-------- INPUT ROWS
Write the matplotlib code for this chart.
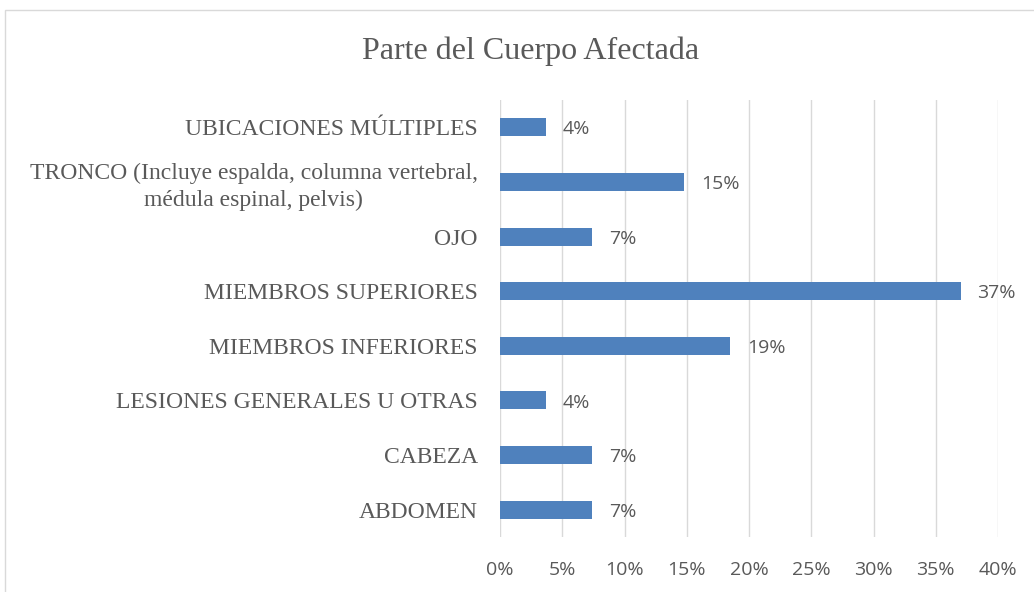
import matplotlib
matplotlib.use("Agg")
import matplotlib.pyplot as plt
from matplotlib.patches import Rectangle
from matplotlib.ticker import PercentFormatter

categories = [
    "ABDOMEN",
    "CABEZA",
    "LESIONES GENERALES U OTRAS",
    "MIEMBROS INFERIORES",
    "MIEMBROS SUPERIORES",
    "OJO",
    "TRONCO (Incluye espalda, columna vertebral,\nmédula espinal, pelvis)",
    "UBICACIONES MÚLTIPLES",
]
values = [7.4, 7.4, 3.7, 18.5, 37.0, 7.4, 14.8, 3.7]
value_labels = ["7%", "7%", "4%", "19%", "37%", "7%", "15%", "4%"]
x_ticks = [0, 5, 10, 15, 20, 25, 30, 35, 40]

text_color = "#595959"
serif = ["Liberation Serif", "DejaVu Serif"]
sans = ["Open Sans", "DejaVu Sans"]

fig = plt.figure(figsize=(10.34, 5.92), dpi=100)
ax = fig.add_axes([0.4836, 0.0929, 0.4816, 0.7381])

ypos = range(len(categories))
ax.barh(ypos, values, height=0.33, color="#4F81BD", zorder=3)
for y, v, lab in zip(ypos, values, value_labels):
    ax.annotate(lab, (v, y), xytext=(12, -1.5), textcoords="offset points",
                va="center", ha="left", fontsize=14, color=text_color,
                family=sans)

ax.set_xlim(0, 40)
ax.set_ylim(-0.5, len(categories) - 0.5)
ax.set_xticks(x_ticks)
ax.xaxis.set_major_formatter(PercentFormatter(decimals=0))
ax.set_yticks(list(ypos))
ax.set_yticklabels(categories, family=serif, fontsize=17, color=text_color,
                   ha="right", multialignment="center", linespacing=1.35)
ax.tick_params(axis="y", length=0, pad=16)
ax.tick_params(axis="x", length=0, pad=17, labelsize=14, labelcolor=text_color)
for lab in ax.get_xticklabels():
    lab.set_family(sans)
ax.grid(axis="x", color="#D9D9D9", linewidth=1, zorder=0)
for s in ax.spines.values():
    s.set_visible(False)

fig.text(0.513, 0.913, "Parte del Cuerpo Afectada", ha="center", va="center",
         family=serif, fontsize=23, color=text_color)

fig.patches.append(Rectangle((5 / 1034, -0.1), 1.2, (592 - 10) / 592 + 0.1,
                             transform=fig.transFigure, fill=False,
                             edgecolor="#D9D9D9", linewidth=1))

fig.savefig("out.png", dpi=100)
----------------
-------- INPUT ROWS
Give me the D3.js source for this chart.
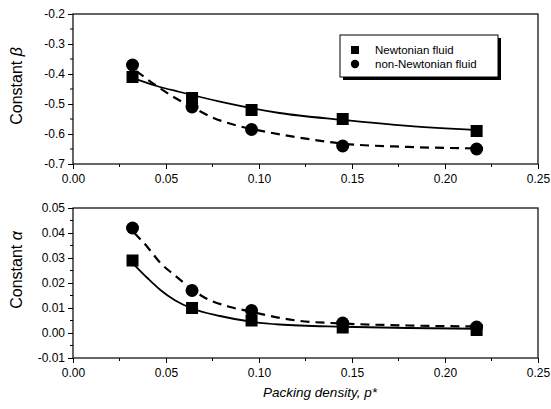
----------------
▸ BRIEF:
Locate the word "chart" in the entries, and copy every line where it is found.

▸ RESULT:
Write the matplotlib code for this chart.
Give me the D3.js source for this chart.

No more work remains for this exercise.